What would you do for $12,800? How hard would you work for it? What would it mean if you had it taken away from you?

These are all questions that Deloris Wells had to answer during the last four years because her supervisor was not completing the annual evaluation form. And without a completed form she didn’t get a wage increase, year after year.

But, as this 12-year employee of Miami-Dade County said, “I knew this wasn’t right because my job involves dealing with payroll benefits so I knew there had to be something I could do.”

She just kept getting stalled, delayed and no closer to resolution. Meanwhile, life kept getting more expensive while her paycheck stayed the same. So she decided to rejoin her union, Local 199, which she had taken a break from in an attempt to make ends meet.

“As they say, penny wise and pound foolish because it was my union that could fix this with me so I said, let me make this small sacrifice so I get what I’ve worked so hard for.”

Using the strong language in her contract, which makes clear that if an employee didn’t receive an annual review within the specified time it was automatically entered as a satisfactory and they would get the step merit increase, her staff representative took her case directly to the labor-management committee and got it resolved.

“Once I brought in my union they knew I meant business and my supervisor couldn’t keep messing around with my paycheck.”

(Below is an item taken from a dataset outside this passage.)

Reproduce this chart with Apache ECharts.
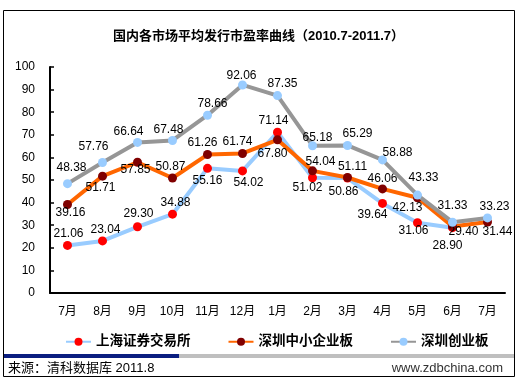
<!DOCTYPE html>
<html><head><meta charset="utf-8">
<script src="https://cdn.jsdelivr.net/npm/echarts@6/dist/echarts.min.js"></script>
<style>html,body{margin:0;padding:0;background:#fff}#c{width:517px;height:379px}</style>
</head><body><div id="c"></div>
<script>
const categories = ['7月','8月','9月','10月','11月','12月','1月','2月','3月','4月','5月','6月','7月'];
const shanghai = [21.06,23.04,29.30,34.88,55.16,54.02,71.14,51.02,50.86,39.64,31.06,28.90,null];
const sme = [39.16,51.71,57.85,50.87,61.26,61.74,67.80,54.04,51.11,46.06,42.13,29.40,31.44];
const gem = [48.38,57.76,66.64,67.48,78.66,92.06,87.35,65.18,65.29,58.88,43.33,31.33,33.23];
const seriesNames = ['上海证券交易所','深圳中小企业板','深圳创业板'];
const yTicks = [0,100,10];

// label placement (style only)
const T='top', B='bottom', I='inside';
const shanghaiLbl = [[T,1,0],[T,3,0],[T,1,-2],[T,3,0],[B,0,1],[B,6,0],[T,-4,0],[B,-5,-2],[B,-4,2],[B,-10,0],[B,-4,-4],[B,-5,7],[T,0,0]];
const smeLbl = [[B,3,-3],[B,-2,0],[B,-2,-4],[T,-2,0],[T,-5,0],[T,-5,0],[B,-5,2],[T,8,2],[T,5,1],[T,0,1],[B,-10,-2],[I,11,5],[I,10,10]];
const gemLbl = [[T,4,-4],[T,-9,-4],[T,-9,1],[T,-4,1],[T,5,0],[T,-1,2],[T,5,0],[T,5,3],[T,10,0],[T,15,4],[T,6,-6],[T,0,-5],[T,7,0]];

const FONT = "'Liberation Sans', Arial, 'Noto Sans CJK SC', sans-serif";
function mk(vals, lp) {
  return vals.map((v,i)=> v==null ? null : {value:v, label:{position:lp[i][0], distance:1, offset:[lp[i][1], lp[i][2]]}});
}
const chart = echarts.init(document.getElementById('c'), null, {renderer:'canvas'});
const lbl = {show:true, color:'#000', fontSize:12, fontFamily:FONT, formatter:p=>p.value.toFixed(2)};
chart.setOption({
  animation:false,
  backgroundColor:'#fff',
  title:{text:'国内各市场平均发行市盈率曲线（2010.7-2011.7）', left:'center', top:25,
    textStyle:{fontSize:13, fontWeight:'bold', color:'#000', fontFamily:FONT}},
  grid:{left:50, right:12, top:67, bottom:86},
  legend:{left:60, top:330, itemGap:37, itemWidth:25, itemHeight:10,
    textStyle:{fontSize:13.5, fontWeight:'bold', color:'#000', fontFamily:FONT},
    data:seriesNames},
  xAxis:{type:'category', data:categories, boundaryGap:true,
    axisLine:{lineStyle:{color:'#000', width:2}},
    axisTick:{inside:true, length:4, lineStyle:{color:'#000', width:1.5}},
    axisLabel:{color:'#000', fontSize:12, fontFamily:FONT, margin:13, interval:0}},
  yAxis:{type:'value', min:yTicks[0], max:yTicks[1], interval:yTicks[2],
    axisLine:{show:true, lineStyle:{color:'#000', width:2}},
    axisTick:{show:true, inside:true, length:4, lineStyle:{color:'#000', width:1.5}},
    splitLine:{show:false},
    axisLabel:{color:'#000', fontSize:12, fontFamily:FONT, margin:15}},
  series:[
    {name:seriesNames[0], type:'line', data:mk(shanghai, shanghaiLbl), symbol:'circle', symbolSize:9,
     lineStyle:{color:'#99CCFF', width:4}, itemStyle:{color:'#FF0000'}, label:lbl, z:2},
    {name:seriesNames[1], type:'line', data:mk(sme, smeLbl), symbol:'circle', symbolSize:9,
     lineStyle:{color:'#FF6600', width:4}, itemStyle:{color:'#800000'}, label:lbl, z:3},
    {name:seriesNames[2], type:'line', data:mk(gem, gemLbl), symbol:'circle', symbolSize:9,
     lineStyle:{color:'#969696', width:4}, itemStyle:{color:'#99CCFF'}, label:lbl, z:4}
  ],
  graphic:[
    {type:'rect', shape:{x:3.5, y:10.5, width:511, height:366}, style:{fill:null, stroke:'#000', lineWidth:1}, silent:true},
    {type:'rect', shape:{x:4, y:354, width:175, height:4}, style:{fill:'#0A1E80'}, silent:true},
    {type:'rect', shape:{x:179, y:354, width:335, height:4}, style:{fill:'#BFBFBF'}, silent:true},
    {type:'text', left:8, top:362, style:{text:'来源：清科数据库 2011.8', fill:'#000', font:"13px "+FONT}},
    {type:'text', right:14, top:362, style:{text:'www.zdbchina.com', fill:'#333', font:"13px "+FONT}}
  ]
});
</script></body></html>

Now, Wells is taking the back pay she was awarded and using it to pay off the debt she had to take on over the previous four years.

And she has become a leader in her workplace and in her local. Her coworkers now come to her for advice, she is signing up as many new members as she can and she even attended a recent AFSCME Strong training.

“Nobody should have to go through what I did so I am working to make sure we can be stronger every day. Anybody thinking they can mess with our livelihoods quickly learns it is not going to go down like that.”